ECLI:NL:GHARL:2024:416
Gerechtshof Arnhem-Leeuwarden
- Hoger beroep
- J. van Schuijlenburg
- M. van der Zee-Venema
- Rechtspraak.nl
Hoger beroep inzake de Wet administratiefrechtelijke handhaving verkeersvoorschriften (Wahv) en de redelijke termijn van berechting
In deze zaak gaat het om een hoger beroep tegen een beslissing van de kantonrechter in het kader van de Wet administratiefrechtelijke handhaving verkeersvoorschriften (Wahv). De betrokkene, die als kentekenhouder een sanctie van € 250,- had gekregen voor het doorrijden bij een rood verkeerslicht, heeft hoger beroep ingesteld tegen de beslissing van de officier van justitie. De kantonrechter had het beroep van de betrokkene ongegrond verklaard. De gemachtigde van de betrokkene voerde aan dat de hoorplicht was geschonden en dat het sanctiebedrag met 25 procent moest worden gematigd.
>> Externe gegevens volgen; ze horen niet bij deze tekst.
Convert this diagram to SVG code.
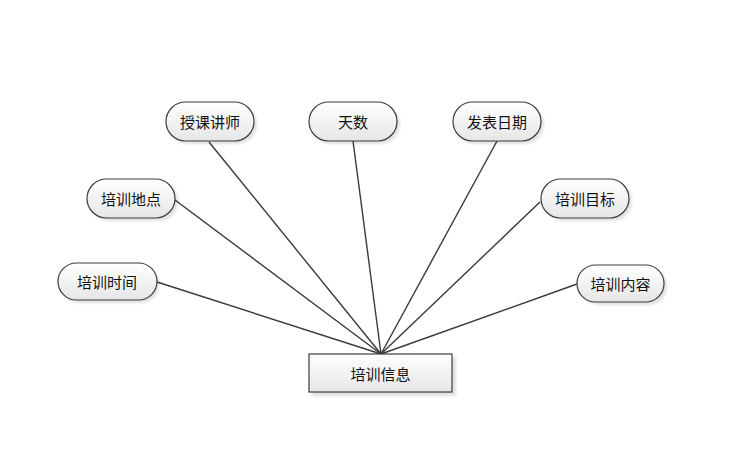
<svg xmlns="http://www.w3.org/2000/svg" width="744" height="451" viewBox="0 0 744 451">
<style>
.n{fill:url(#g);stroke:#3c3c3c;stroke-width:1.2}
.s{fill:#000;opacity:0.12}
.t{font-family:"Noto Sans CJK SC","Microsoft YaHei",sans-serif;font-size:15px;fill:#111;text-anchor:middle;dominant-baseline:central}
.c line{stroke:#3a3a3a;stroke-width:1.4}
</style>
<defs>
<linearGradient id="g" x1="0" y1="0" x2="0" y2="1">
<stop offset="0" stop-color="#ffffff"/>
<stop offset="1" stop-color="#e6e6e6"/>
</linearGradient>
<filter id="b" x="-20%" y="-30%" width="140%" height="160%"><feGaussianBlur stdDeviation="1.5"/></filter>
</defs>
<rect width="744" height="451" fill="#fff"/>
<g class="c">
<line x1="209" y1="142" x2="381" y2="354"/>
<line x1="353" y1="141" x2="381" y2="354"/>
<line x1="497" y1="141" x2="381" y2="354"/>
<line x1="175" y1="200" x2="381" y2="354"/>
<line x1="540" y1="202" x2="381" y2="354"/>
<line x1="157" y1="282" x2="381" y2="354"/>
<line x1="577" y1="284" x2="381" y2="354"/>
</g>
<g id="n1"><rect class="s" filter="url(#b)" x="169" y="105" width="88" height="39" rx="19.5"/><rect class="n" x="166" y="102" width="88" height="39" rx="19.5"/><text class="t" x="210" y="121.5">授课讲师</text></g>
<g id="n2"><rect class="s" filter="url(#b)" x="312" y="105" width="88" height="39" rx="19.5"/><rect class="n" x="309" y="102" width="88" height="39" rx="19.5"/><text class="t" x="353" y="121.5">天数</text></g>
<g id="n3"><rect class="s" filter="url(#b)" x="456" y="105" width="88" height="39" rx="19.5"/><rect class="n" x="453" y="102" width="88" height="39" rx="19.5"/><text class="t" x="497" y="121.5">发表日期</text></g>
<g id="n4"><rect class="s" filter="url(#b)" x="90" y="182" width="88" height="39" rx="19.5"/><rect class="n" x="87" y="179" width="88" height="39" rx="19.5"/><text class="t" x="131" y="198.5">培训地点</text></g>
<g id="n5"><rect class="s" filter="url(#b)" x="544" y="182" width="88" height="39" rx="19.5"/><rect class="n" x="541" y="179" width="88" height="39" rx="19.5"/><text class="t" x="585" y="198.5">培训目标</text></g>
<g id="n6"><rect class="s" filter="url(#b)" x="61" y="266" width="98" height="37" rx="18.5"/><rect class="n" x="58" y="263" width="99" height="37" rx="18.5"/><text class="t" x="107" y="281.5">培训时间</text></g>
<g id="n7"><rect class="s" filter="url(#b)" x="580" y="268" width="87" height="37" rx="18.5"/><rect class="n" x="577" y="265" width="87" height="37" rx="18.5"/><text class="t" x="620.5" y="283.5">培训内容</text></g>
<g id="n8"><rect class="s" filter="url(#b)" x="312" y="357" width="144" height="39"/><rect class="n" x="309" y="354" width="143" height="38"/><text class="t" x="380.5" y="373">培训信息</text></g>
</svg>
Het hof oordeelde dat de hoorplicht inderdaad was geschonden, omdat de betrokkene niet was gehoord door de officier van justitie. Dit leidde tot een vermindering van het sanctiebedrag tot € 187,50.
Daarnaast werd de redelijke termijn van berechting besproken. Het hof stelde vast dat de termijn begint op de datum van de inleidende beschikking en eindigt op de datum van de beslissing van de kantonrechter. De gemachtigde voerde aan dat de redelijke termijn was overschreden, maar het hof oordeelde dat dit niet het geval was. De beslissing van de kantonrechter was op 11 april 2023 in het openbaar uitgesproken, en de redelijke termijn was daarmee niet overschreden. Het hof vernietigde de beslissing van de kantonrechter en verklaarde het beroep tegen de beslissing van de officier van justitie gegrond, met een veroordeling van de advocaat-generaal tot het vergoeden van de proceskosten van de betrokkene tot een bedrag van € 1.093,75.